Freud did not explore Schreber’s life and cared little about using his memoirs to understand the psychic and cultural tensions of the epoch. For the last two decades, historians and critics have been addressing these issues in many different ways, and the number of publications on the Schreber case has risen steadily. The volume under review is a new, ambitious analysis of the case, claiming that Schreber’s madness was a consequence of problems inherent in modernity itself, particularly in the processes whereby symbolic authority is conferred and assimilated. Schreber, argues Santner, “discovered that his own symbolic power and authority as judge—and as German man—was . . . sustained by an imperative to produce a regulated series of repeat performances. It was this idiotic repetition compulsion at the heart of his symbolic function that Schreber experienced as [End Page 353] profoundly sexualizing” (p. 124). As Santner shows, and as has long been known to readers of Otto Weininger and Franz Kafka, sexual pleasure was seen by Schreber and his contemporaries as feminine and Jewish.
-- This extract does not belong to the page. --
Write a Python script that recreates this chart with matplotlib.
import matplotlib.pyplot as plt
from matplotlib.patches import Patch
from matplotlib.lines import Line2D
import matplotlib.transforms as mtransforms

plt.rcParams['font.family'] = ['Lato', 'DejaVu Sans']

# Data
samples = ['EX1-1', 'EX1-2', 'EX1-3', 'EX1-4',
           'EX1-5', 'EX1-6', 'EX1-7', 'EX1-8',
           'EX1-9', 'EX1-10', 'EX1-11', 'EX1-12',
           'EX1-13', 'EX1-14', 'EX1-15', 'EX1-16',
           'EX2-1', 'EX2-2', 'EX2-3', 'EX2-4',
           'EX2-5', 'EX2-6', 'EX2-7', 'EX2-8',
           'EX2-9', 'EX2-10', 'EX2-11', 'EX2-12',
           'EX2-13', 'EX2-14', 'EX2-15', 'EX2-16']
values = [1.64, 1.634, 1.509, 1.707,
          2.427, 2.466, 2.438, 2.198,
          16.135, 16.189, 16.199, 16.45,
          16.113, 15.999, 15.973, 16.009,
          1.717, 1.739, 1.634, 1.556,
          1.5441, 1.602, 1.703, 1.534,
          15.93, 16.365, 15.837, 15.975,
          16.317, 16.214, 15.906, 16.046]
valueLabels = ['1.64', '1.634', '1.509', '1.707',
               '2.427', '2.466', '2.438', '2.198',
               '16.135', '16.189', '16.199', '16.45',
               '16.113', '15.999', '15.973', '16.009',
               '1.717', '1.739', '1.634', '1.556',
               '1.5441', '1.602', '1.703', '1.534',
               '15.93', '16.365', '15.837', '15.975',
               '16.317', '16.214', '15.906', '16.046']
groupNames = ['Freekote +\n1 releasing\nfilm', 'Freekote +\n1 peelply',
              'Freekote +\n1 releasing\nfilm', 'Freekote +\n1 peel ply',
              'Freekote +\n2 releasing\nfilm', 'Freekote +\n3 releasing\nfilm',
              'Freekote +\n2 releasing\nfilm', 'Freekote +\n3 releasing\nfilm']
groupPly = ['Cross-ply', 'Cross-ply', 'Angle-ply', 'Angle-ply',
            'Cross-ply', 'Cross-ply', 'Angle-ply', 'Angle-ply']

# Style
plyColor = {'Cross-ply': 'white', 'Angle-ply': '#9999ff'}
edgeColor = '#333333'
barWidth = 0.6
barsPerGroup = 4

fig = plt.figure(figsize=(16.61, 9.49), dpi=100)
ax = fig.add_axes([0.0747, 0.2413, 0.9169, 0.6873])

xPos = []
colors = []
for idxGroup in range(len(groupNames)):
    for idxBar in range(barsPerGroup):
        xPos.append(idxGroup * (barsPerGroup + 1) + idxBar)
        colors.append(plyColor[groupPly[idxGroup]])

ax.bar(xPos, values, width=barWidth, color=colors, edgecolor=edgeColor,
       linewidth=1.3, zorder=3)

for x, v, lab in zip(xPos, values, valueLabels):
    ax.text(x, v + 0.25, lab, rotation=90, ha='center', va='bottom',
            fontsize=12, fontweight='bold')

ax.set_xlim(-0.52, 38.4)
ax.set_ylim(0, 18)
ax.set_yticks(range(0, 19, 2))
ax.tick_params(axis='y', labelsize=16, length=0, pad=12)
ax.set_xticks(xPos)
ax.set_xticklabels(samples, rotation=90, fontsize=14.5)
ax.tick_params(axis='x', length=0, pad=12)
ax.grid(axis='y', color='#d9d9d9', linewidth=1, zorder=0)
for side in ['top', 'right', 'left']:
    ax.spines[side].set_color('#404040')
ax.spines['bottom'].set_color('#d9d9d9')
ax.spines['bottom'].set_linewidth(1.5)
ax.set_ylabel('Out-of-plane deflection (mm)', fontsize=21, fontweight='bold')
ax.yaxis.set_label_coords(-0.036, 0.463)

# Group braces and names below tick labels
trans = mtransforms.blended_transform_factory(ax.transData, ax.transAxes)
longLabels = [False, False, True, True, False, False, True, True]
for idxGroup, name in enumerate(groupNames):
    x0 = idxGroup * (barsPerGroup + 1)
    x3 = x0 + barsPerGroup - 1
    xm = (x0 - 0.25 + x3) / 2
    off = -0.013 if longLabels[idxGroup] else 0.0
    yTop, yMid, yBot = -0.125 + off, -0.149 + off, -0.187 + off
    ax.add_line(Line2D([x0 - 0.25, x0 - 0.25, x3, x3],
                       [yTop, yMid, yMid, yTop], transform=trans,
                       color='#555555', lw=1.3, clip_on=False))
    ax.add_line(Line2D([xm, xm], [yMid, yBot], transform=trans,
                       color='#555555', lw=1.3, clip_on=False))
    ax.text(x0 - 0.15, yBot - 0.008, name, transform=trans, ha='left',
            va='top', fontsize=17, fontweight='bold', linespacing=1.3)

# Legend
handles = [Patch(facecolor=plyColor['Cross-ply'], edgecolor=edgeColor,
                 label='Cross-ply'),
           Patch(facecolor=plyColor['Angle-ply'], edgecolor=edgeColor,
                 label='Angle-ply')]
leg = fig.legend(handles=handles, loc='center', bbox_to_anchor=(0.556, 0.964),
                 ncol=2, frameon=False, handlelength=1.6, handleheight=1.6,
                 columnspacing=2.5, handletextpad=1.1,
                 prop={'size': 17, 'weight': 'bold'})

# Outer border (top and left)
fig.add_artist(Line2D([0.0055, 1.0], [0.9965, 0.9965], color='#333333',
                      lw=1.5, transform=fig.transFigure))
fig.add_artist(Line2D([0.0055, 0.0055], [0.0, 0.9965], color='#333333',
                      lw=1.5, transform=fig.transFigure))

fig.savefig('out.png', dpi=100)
Santner’s argument is conceptually complex, and his command over the secondary and critical literature is impressive. (At times, however, this command is too impressive. To take only one example, long quotes from Zvi Lothane’s well-known work In Defense of Schreber: Soul Murder and Psychiatry [1992] fill footnote after interminable footnote. This would be excessive even in a dissertation!)
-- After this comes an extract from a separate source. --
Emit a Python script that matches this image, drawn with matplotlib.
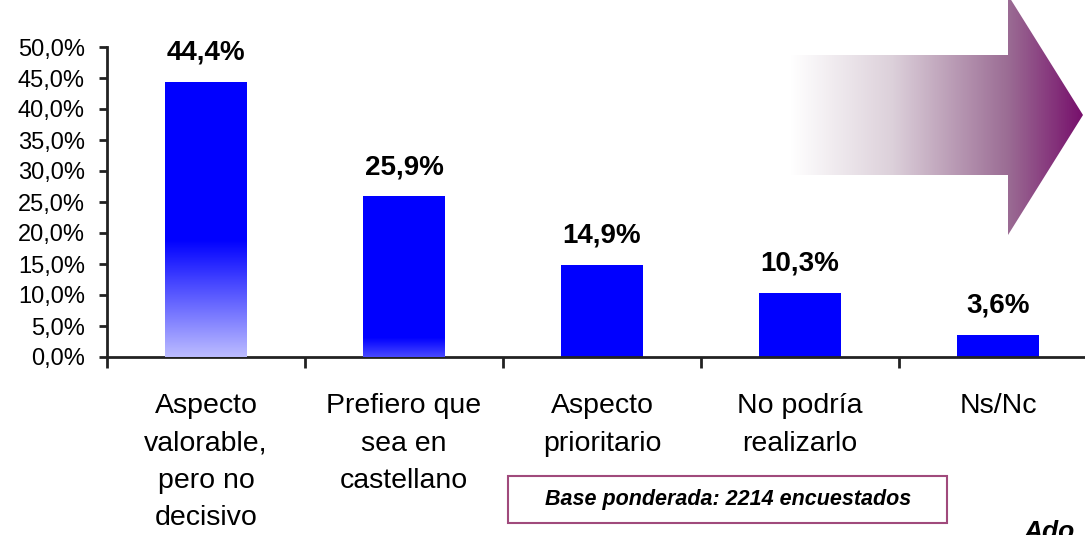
import numpy as np
import matplotlib
matplotlib.use("Agg")
import matplotlib.pyplot as plt
from matplotlib.patches import Polygon, Rectangle
from matplotlib.colors import LinearSegmentedColormap

plt.rcParams['font.family'] = ['Liberation Sans', 'DejaVu Sans']

categories = ["Aspecto\nvalorable,\npero no\ndecisivo",
              "Prefiero que\nsea en\ncastellano",
              "Aspecto\nprioritario",
              "No podría\nrealizarlo",
              "Ns/Nc"]
values = [44.4, 25.9, 14.9, 10.3, 3.6]
value_labels = ["44,4%", "25,9%", "14,9%", "10,3%", "3,6%"]
# gradient at the foot of some bars: (top of fade in %, bottom colour)
fades = [(18.9, "#bcbcff"), (3.1, "#4848ff"), None, None, None]
yticks = [0, 5, 10, 15, 20, 25, 30, 35, 40, 45, 50]
note = "Base ponderada: 2214 encuestados"

W, H = 1085, 535
fig = plt.figure(figsize=(W / 100, H / 100), dpi=100)

ax = fig.add_axes([107 / W, 1 - 357 / H, 990 / W, 310 / H])
x = np.arange(len(values))
bw = 0.414
bars = ax.bar(x, values, width=bw, color="#0000ff", zorder=2)

for b, v, f in zip(bars, values, fades):
    if f is None:
        continue
    top, c0 = f
    cmap = LinearSegmentedColormap.from_list("fade", [c0, "#0000ff"])
    ys = np.linspace(0, v, 300)
    t = np.clip(ys / top, 0, 1)[:, None]
    im = ax.imshow(t, cmap=cmap, vmin=0, vmax=1, aspect="auto", origin="lower",
                   extent=(b.get_x(), b.get_x() + bw, 0, v), zorder=3,
                   interpolation="bilinear")
    im.set_clip_path(b)

for xi, v, lab in zip(x, values, value_labels):
    ax.annotate(lab, (xi, v), xytext=(0, 16), textcoords="offset points",
                ha="center", va="baseline", fontsize=20, fontweight="bold")

ax.set_xlim(-0.5, len(values) - 0.5)
ax.set_ylim(0, 50)
ax.set_yticks(yticks)
ax.set_yticklabels([f"{v:.1f}%".replace(".", ",") for v in yticks], fontsize=17)
ax.set_xticks(x)
ax.set_xticklabels(categories, fontsize=20.5, linespacing=1.57)
ax.set_xticks(np.arange(len(values) + 1) - 0.5, minor=True)
ax.tick_params(axis="x", which="major", length=0, pad=26)
ax.tick_params(axis="x", which="minor", length=8, width=2, color="#222222", direction="out")
ax.tick_params(axis="y", length=6, width=2, color="#222222", pad=10)
for s in ["top", "right"]:
    ax.spines[s].set_visible(False)
for s in ["left", "bottom"]:
    ax.spines[s].set_linewidth(2)
    ax.spines[s].set_color("#222222")
ax.set_facecolor("none")

# overlay in pixel coordinates for the arrow and the note box
ov = fig.add_axes([0, 0, 1, 1], zorder=5)
ov.axis("off")
ov.patch.set_alpha(0)

arrow = Polygon([(790, 55), (1008, 55), (1008, -5), (1083, 115),
                 (1008, 235), (1008, 175), (790, 175)],
                closed=True, facecolor="none", edgecolor="none")
ov.add_patch(arrow)
acmap = LinearSegmentedColormap.from_list(
    "arr", [(0, "#ffffff"), (0.35, "#dcd0da"), (0.75, "#9a6b93"), (1, "#77106c")])
grad = np.linspace(0, 1, 400)[None, :]
aim = ov.imshow(grad, cmap=acmap, aspect="auto", extent=(790, 1083, 235, -5),
                interpolation="bilinear")
aim.set_clip_path(arrow)
ov.set_xlim(0, W)
ov.set_ylim(H, 0)

ov.add_patch(Rectangle((508, 476), 439, 47, facecolor="white",
                       edgecolor="#a04a7c", linewidth=1.5))
ov.text(728, 500, note, ha="center", va="center", fontsize=15.5,
        fontweight="bold", fontstyle="italic")
ov.text(1024, 520, "Ado", ha="left", va="top", fontsize=19,
        fontweight="bold", fontstyle="italic")

fig.savefig("out.png", dpi=100)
Particularly noteworthy is Santner’s attempt to relate Schreber’s anxieties concerning masculinity and “Jewishness” to those expressed in the works of Kafka, Weininger, Oskar Panizza, and Richard Wagner. These sections, which are of great historical (as opposed to exclusively psychoanalytic) import, are unfortunately rather brief and insufficiently contextualized. Take Otto Weininger, for example, whose personal demons (according to Santner) related to Jewishness, masculinity, and modernity. True enough. Weininger’s crisis, however, was induced and modulated by a specific aspect of modernity: turn-of-the-century feminist activism. Weininger acknowledges this repeatedly in Geschlecht und Charakter—but such macrohistorical phenomena are ignored in Santner’s analysis. That there were intrapsychic components to the fin-de-siècle crisis of masculinity is not in doubt, but broader cultural and political issues were often of direct relevance. To invoke, as Santner does, the traumatic effects of “modernity” without bothering to explore such issues may well be good psychoanalysis, but it is hardly adequate as history.